Emily Hunt, the Ministry of Justice’s rape adviser,  has quit over a “lack of will” to improve the justice system for victims of sexual violence, and after encountering myths about rape being articulated within the civil service and police.

Hunt contributed to the MoJ’s Rape Review Action Plan in 2021, and earlier this year was awarded an OBE for services to victims of sexual violence.

Announcing her decision to stand down, in an interview with Channel 4 last night, she said: “I don't really feel like there is a purpose to my staying. I feel like I go into meetings, and I have conversations. And I say the same things over and over. And nothing happens.”

She added: “It just feels like there's a lack of will to continue to change.”

Hunt commented: “We need to remember that the government and all of the operational partners from the police to the prosecutors to the judges, they're all just people and people innately believe in rape myths. So, you have people going through their day-to-day lives who believe that: 'Oh, well, maybe her skirt was too short. Maybe she was drinking.'”

She added that she had encountered such attitudes more “within the professional and civil service side of things” and had “seen it in various levels of every room I've ever been in”.

The MoJ had appointed Hunt as its rape adviser to ensure that there was a strong advocate for victims, after her own battle with the justice system.

In 2015, she had woken up naked next to a man in a hotel room in London, who had filmed her while she was unconscious. Christopher Killick was arrested on suspicion of rape, but not charged by the police, who believed there was a lack of evidence. When Hunt found out about the video he had taken, she met the CPS to try to get a prosecution for voyeurism.

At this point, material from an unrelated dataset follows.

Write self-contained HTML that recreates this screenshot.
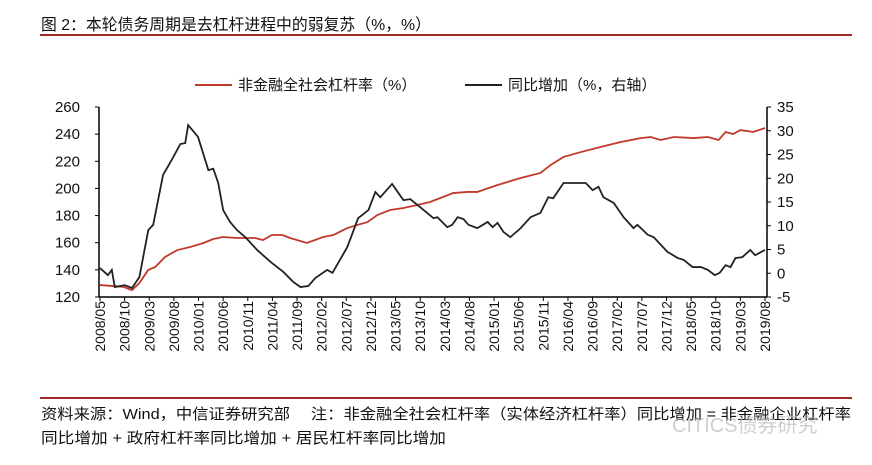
<!DOCTYPE html>
<html><head><meta charset="utf-8">
<style>
body{margin:0;background:#fff;width:872px;height:460px;overflow:hidden;font-family:"Liberation Sans","Noto Sans CJK SC",sans-serif;}
</style></head>
<body>
<svg width="872" height="460" xmlns="http://www.w3.org/2000/svg" style="font-family:'Liberation Sans','Noto Sans CJK SC',sans-serif">
<text x="41" y="30" font-size="16" fill="#111" textLength="390" lengthAdjust="spacingAndGlyphs">图 2：本轮债务周期是去杠杆进程中的弱复苏（%，%）</text>
<line x1="40" y1="35" x2="852" y2="35" stroke="#9b2b22" stroke-width="2"/>
<g>
<line x1="195" y1="85" x2="232" y2="85" stroke="#c0392b" stroke-width="2"/>
<text x="238" y="90" font-size="15" fill="#111">非金融全社会杠杆率（%）</text>
<line x1="465" y1="85" x2="502" y2="85" stroke="#222" stroke-width="2"/>
<text x="508" y="90" font-size="15" fill="#111">同比增加（%，右轴）</text>
</g>
<g id="axes"></g>
<g id="series"></g>
<line x1="40" y1="398" x2="852" y2="398" stroke="#9b2b22" stroke-width="2"/>
<text x="41" y="419" font-size="15" fill="#111" textLength="810" lengthAdjust="spacingAndGlyphs">资料来源：Wind，中信证券研究部　 注：非金融全社会杠杆率（实体经济杠杆率）同比增加 = 非金融企业杠杆率</text>
<text x="41" y="443" font-size="15" fill="#111" textLength="405" lengthAdjust="spacingAndGlyphs">同比增加 + 政府杠杆率同比增加 + 居民杠杆率同比增加</text>
<text x="672" y="432" font-size="20" fill="#bbb" opacity="0.7">CITICS债券研究</text>
</svg>
<script>
const xLabels=["2008/05","2008/10","2009/03","2009/08","2010/01","2010/06","2010/11","2011/04","2011/09","2012/02","2012/07","2012/12","2013/05","2013/10","2014/03","2014/08","2015/01","2015/06","2015/11","2016/04","2016/09","2017/02","2017/07","2017/12","2018/05","2018/10","2019/03","2019/08"];
const leftTicks=[120,140,160,180,200,220,240,260];
const rightTicks=[-5,0,5,10,15,20,25,30,35];
const levMonths=[0,4.7,6.5,8,9.8,11.2,13.2,15.7,18.3,21,23,25,27.8,29.9,31.5,33.1,34.9,37,38.6,42,45.3,47.4,50.2,52.2,54.3,56.3,58.9,61.6,64.4,67,71.7,74.6,76.6,80.7,85.4,89.4,91.5,94.1,97.6,101.6,105.7,109.8,111.8,113.8,116.5,120.5,123.4,125.6,127,128.5,130,132.6,135];
const levValues=[128.8,127.5,125.1,130.3,140,142,149.5,154.6,156.8,159.8,162.7,164.2,163.5,163.5,163.5,162,165.7,165.7,163.5,159.8,164.2,165.7,170.8,173,175.2,180.4,184.1,185.6,187.8,190,196.6,197.4,197.4,202.5,207.7,211.4,217.3,223.2,226.8,230.5,234.2,237.1,237.9,235.7,237.9,237.1,237.9,235.7,241.6,240.1,243,241.6,244.5];
const yoyMonths=[0,1.6,2.4,3,5,6.5,8,9.8,10.8,12.8,14.8,16.3,17.3,17.9,19.9,22,23,24,25,26.4,27.8,29.5,31.9,34.6,37.2,39.2,40.7,42.3,43.7,46.1,47.2,50.2,52.4,54.5,55.9,56.9,59.3,61.6,63,65,67.7,68.5,70.5,71.5,72.6,73.8,74.8,76.6,78.7,79.7,80.7,81.9,83.3,85.4,87.4,89.4,91,92,94.1,96.1,98.6,100,101.2,102.2,104.3,106.3,108.3,109.1,111.2,112.4,115.2,117.3,118.5,120.3,122,123.4,124.8,125.8,127,128,129,130.4,132,133,135];
const yoyValues=[1.1,-0.4,0.7,-2.9,-2.5,-3.1,-0.8,9.1,10.2,20.7,24.3,27.2,27.4,31.2,28.7,21.7,22,19,13.3,10.8,9.1,7.6,4.9,2.4,0.3,-1.8,-2.9,-2.7,-1,0.7,0.1,5.5,11.6,13.3,17.1,16,18.8,15.4,15.6,13.9,11.6,11.8,9.7,10.2,11.8,11.4,10.2,9.5,10.8,9.7,10.6,8.7,7.6,9.5,11.8,12.7,16,15.8,19,19,19,17.5,18.2,16,14.8,11.8,9.5,10.2,8.1,7.6,4.5,3.2,2.8,1.3,1.3,0.7,-0.4,0.1,1.7,1.3,3.2,3.4,4.9,3.8,4.9];

const NS="http://www.w3.org/2000/svg";
const X0=100,X1=765,YT=107,YB=297;
const xS=m=>X0+m*(X1-X0)/135;
const yL=v=>YB-(v-120)/(260-120)*(YB-YT);
const yR=v=>YB-(v+5)/40*(YB-YT);
function mk(tag,attrs,parent){const e=document.createElementNS(NS,tag);for(const k in attrs)e.setAttribute(k,attrs[k]);parent.appendChild(e);return e;}
const ax=document.getElementById('axes'), se=document.getElementById('series');
let e;
e=mk('line',{x1:X0-1,y1:YT,x2:X0-1,y2:YB,stroke:'#000','stroke-width':1.5},ax);


e=mk('line',{x1:X1+2,y1:YT,x2:X1+2,y2:YB,stroke:'#000','stroke-width':1.5},ax);


e=mk('line',{x1:X0-1,y1:YB,x2:X1+2,y2:YB,stroke:'#000','stroke-width':1.5},ax);


leftTicks.forEach(v=>{
  mk('line',{x1:X0-5,y1:yL(v),x2:X0-1,y2:yL(v),stroke:'#000'},ax);
  const t=mk('text',{x:X0-20,y:yL(v)+5,'font-size':15,'text-anchor':'end',fill:'#111'},ax);
  t.textContent=v;
  
  
});
rightTicks.forEach(v=>{
  mk('line',{x1:X1+2,y1:yR(v),x2:X1+6,y2:yR(v),stroke:'#000'},ax);
  const t=mk('text',{x:X1+12,y:yR(v)+5,'font-size':15,fill:'#111'},ax);
  t.textContent=v;
  
  
});
xLabels.forEach((s,i)=>{
  const x=xS(i*5);
  mk('line',{x1:x,y1:YB,x2:x,y2:YB+4,stroke:'#000'},ax);
  const t=mk('text',{x:x+5,y:YB+4,'font-size':14,'text-anchor':'end',fill:'#111',transform:`rotate(-90 ${x+5} ${YB+4})`},ax);
  t.textContent=s;
  
  
});
const lev=mk('polyline',{points:levMonths.map((m,i)=>xS(m)+','+yL(levValues[i])).join(' '),fill:'none',stroke:'#c0392b','stroke-width':1.8},se);


const yoy=mk('polyline',{points:yoyMonths.map((m,i)=>xS(m)+','+yR(yoyValues[i])).join(' '),fill:'none',stroke:'#222','stroke-width':1.8},se);


</script>
</body></html>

Hunt fought a five-year battle to bring Killick to justice after the CPS initially declined to press charges, and in 2020 he admitted one count of voyeurism. He was handed a 30-month community order, fined £2,000, ordered to pay Hunt £5,000 compensation, and given a restraining order banning him from contacting her. Earlier this year, Killick appeared in court for breaching the restraining order and was given a suspended sentence, something Hunt condemned as “laughable”.

Hunt claimed that there was a mismatch between government claims of improvements for victims and her own experience. “It was so dispiriting because I would be in these meetings, where people were talking about how things were getting better. And then I would get to experience the opposite.”

Hunt said she is returning to the US because she does not feel safe in the UK, with it being “scary” living in a country where she feels there is "no criminal justice system to keep me safe”. And the former rape advisor said: “I got to the point where I realised I don't think I could ever report a crime to the police in this country again, at least not right now.”

In a statement to CSW earlier today, the ex-adviser said: “It is not just the civil service that suffers from belief in rape myths. It’s an issue across society. I have worked with some amazing people in my time working at the Ministry of Justice.”

A MoJ spokesperson said: “We thank Emily Hunt for her valuable work over the last two years.”

They added: “We remain determined to stamp out these appalling crimes, making sure the criminal justice system supports victims and holds perpetrators to account.”